>> BEGIN DATA SEGMENT

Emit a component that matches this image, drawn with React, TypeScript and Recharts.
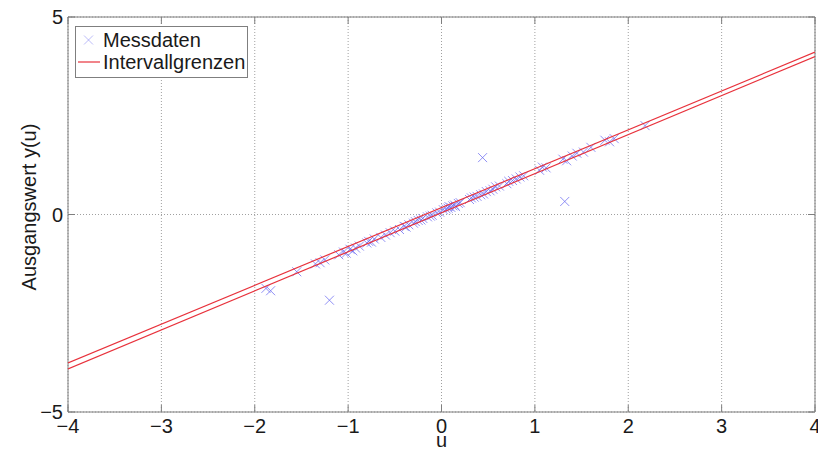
import React from 'react';
import { ScatterChart, Scatter, XAxis, YAxis, CartesianGrid, ReferenceArea, Legend } from 'recharts';

// Messdaten (u, y(u))
const messU = [
  -1.88, -1.83, -1.55, -1.35, -1.3, -1.25, -1.2, -1.1, -1.05, -1.02, -0.98, -0.95, -0.92, -0.88,
  -0.8, -0.78, -0.75, -0.72, -0.65, -0.6, -0.55, -0.5, -0.45, -0.4, -0.38, -0.35, -0.3, -0.28,
  -0.25, -0.22, -0.2, -0.15, -0.12, -0.1, -0.05, -0.02, 0.02, 0.05, 0.07, 0.08, 0.1, 0.12, 0.14,
  0.15, 0.18, 0.2, 0.3, 0.32, 0.35, 0.38, 0.42, 0.44, 0.45, 0.48, 0.52, 0.55, 0.58, 0.62, 0.7,
  0.72, 0.76, 0.8, 0.84, 0.88, 1.05, 1.08, 1.12, 1.3, 1.32, 1.34, 1.4, 1.45, 1.52, 1.6, 1.75,
  1.8, 1.85, 2.18,
];
const messY = [
  -1.87, -1.93, -1.45, -1.25, -1.22, -1.15, -2.17, -1.02, -0.95, -0.98, -0.88, -0.92, -0.85, -0.8,
  -0.72, -0.68, -0.7, -0.62, -0.58, -0.52, -0.46, -0.42, -0.38, -0.3, -0.32, -0.26, -0.22, -0.18,
  -0.15, -0.14, -0.1, -0.06, -0.04, -0.02, 0.04, 0.06, 0.12, 0.14, 0.16, 0.2, 0.18, 0.22, 0.24,
  0.2, 0.28, 0.3, 0.38, 0.42, 0.44, 0.46, 0.5, 1.44, 0.52, 0.58, 0.6, 0.64, 0.7, 0.72, 0.78,
  0.84, 0.86, 0.9, 0.95, 0.98, 1.12, 1.2, 1.18, 1.4, 0.33, 1.36, 1.48, 1.55, 1.58, 1.7, 1.88,
  1.84, 1.92, 2.25,
];

// Intervallgrenzen
const boundU = [-4, 4];
const upperY = [-3.76, 4.11];
const lowerY = [-3.91, 4.0];

const xTicks = [-4, -3, -2, -1, 0, 1, 2, 3, 4];
const yTicks = [-5, 0, 5];

const messData = messU.map((u, i) => ({ u, y: messY[i] }));
const upperData = boundU.map((u, i) => ({ u, y: upperY[i] }));
const lowerData = boundU.map((u, i) => ({ u, y: lowerY[i] }));

const W = 818;
const H = 452;
const TOP = 17;
const LEFT = 68;
const RIGHT = 815;
const BOTTOM = 412;
const FONT = '"Liberation Sans", Arial, sans-serif';
const AXIS = '#7f7f7f';
const BLUE = '#6b6bf0';
const RED = '#e8323c';

const fmt = (v: number) => (v < 0 ? '\u2212' + Math.abs(v) : String(v));

const Cross = (props: any) => {
  const { cx, cy } = props;
  if (cx == null || cy == null) return <g />;
  const s = 4.5;
  return (
    <path
      d={`M${cx - s},${cy - s}L${cx + s},${cy + s}M${cx - s},${cy + s}L${cx + s},${cy - s}`}
      stroke={BLUE}
      strokeWidth={1}
      strokeOpacity={0.75}
      fill="none"
    />
  );
};

const XTick = (props: any) => {
  const { x, payload } = props;
  return (
    <g>
      <line x1={x} x2={x} y1={BOTTOM} y2={BOTTOM - 7} stroke={AXIS} />
      <line x1={x} x2={x} y1={TOP} y2={TOP + 7} stroke={AXIS} />
      <text x={x} y={BOTTOM + 21} textAnchor="middle" fontSize={20} fontFamily={FONT} fill="#1a1a1a">
        {fmt(payload.value)}
      </text>
    </g>
  );
};

const YTick = (props: any) => {
  const { y, payload } = props;
  return (
    <g>
      <line x1={LEFT} x2={LEFT + 7} y1={y} y2={y} stroke={AXIS} />
      <line x1={RIGHT} x2={RIGHT - 7} y1={y} y2={y} stroke={AXIS} />
      <text x={LEFT - 5} y={y + 7} textAnchor="end" fontSize={20} fontFamily={FONT} fill="#1a1a1a">
        {fmt(payload.value)}
      </text>
    </g>
  );
};

const LegendBox = () => (
  <svg width={173} height={52} style={{ display: 'block' }}>
    <rect x={0.5} y={0.5} width={172} height={51} fill="#fff" stroke={AXIS} />
    <path d="M9,9.5L18,18.5M9,18.5L18,9.5" stroke={BLUE} strokeOpacity={0.45} strokeWidth={1} />
    <text x={28} y={21} fontSize={20} fontFamily={FONT} fill="#1a1a1a">Messdaten</text>
    <line x1={3} x2={25} y1={36} y2={36} stroke={RED} strokeWidth={1.2} />
    <text x={28} y={43} fontSize={20} fontFamily={FONT} fill="#1a1a1a">Intervallgrenzen</text>
  </svg>
);

export default function App() {
  return (
    <div style={{ position: 'absolute', left: 0, top: 0, width: W, height: H, background: '#fff' }}>
      <ScatterChart width={W} height={H} margin={{ top: TOP, right: W - RIGHT, bottom: 0, left: 0 }}>
        <CartesianGrid stroke="#a0a0a0" strokeDasharray="1 2" />
        <XAxis
          type="number"
          dataKey="u"
          domain={[-4, 4]}
          ticks={xTicks}
          allowDataOverflow
          height={H - BOTTOM}
          axisLine={false}
          tickLine={false}
          tickSize={0}
          tickMargin={0}
          tick={<XTick />}
          interval={0}
          label={{
            content: () => (
              <text x={(LEFT + RIGHT) / 2} y={447} textAnchor="middle" fontSize={20} fontFamily={FONT} fill="#1a1a1a">
                u
              </text>
            ),
          }}
        />
        <YAxis
          type="number"
          dataKey="y"
          domain={[-5, 5]}
          ticks={yTicks}
          allowDataOverflow
          width={LEFT}
          axisLine={false}
          tickLine={false}
          tickSize={0}
          tickMargin={0}
          tick={<YTick />}
          interval={0}
          label={{
            content: () => (
              <text
                transform={`translate(29, 207) rotate(-90)`}
                textAnchor="middle"
                dominantBaseline="central"
                fontSize={20}
                fontFamily={FONT}
                fill="#1a1a1a"
              >
                Ausgangswert y(u)
              </text>
            ),
          }}
        />
        <ReferenceArea x1={-4} x2={4} y1={-5} y2={5} fill="none" stroke={AXIS} strokeWidth={1} ifOverflow="visible" />
        <Scatter data={messData} shape={<Cross />} isAnimationActive={false} name="Messdaten" />
        <Scatter
          data={upperData}
          line={{ stroke: RED, strokeWidth: 1.2 }}
          shape={() => <g />}
          isAnimationActive={false}
          name="Intervallgrenzen"
        />
        <Scatter
          data={lowerData}
          line={{ stroke: RED, strokeWidth: 1.2 }}
          shape={() => <g />}
          isAnimationActive={false}
          legendType="none"
        />
        <Legend
          layout="vertical"
          align="center"
          verticalAlign="middle"
          content={() => <LegendBox />}
          wrapperStyle={{ left: 75, top: 26, width: 173, height: 52 }}
        />
      </ScatterChart>
    </div>
  );
}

>> END DATA SEGMENT

- TASK GOAL: From the first line of the material down to the line containing "CartesianGrid, ReferenceArea, Legend", inclusive, return each line exactly, skipping any picture.

- EXERCISE RESULT:
Emit a component that matches this image, drawn with React, TypeScript and Recharts.
import React from 'react';
import { ScatterChart, Scatter, XAxis, YAxis, CartesianGrid, ReferenceArea, Legend } from 'recharts';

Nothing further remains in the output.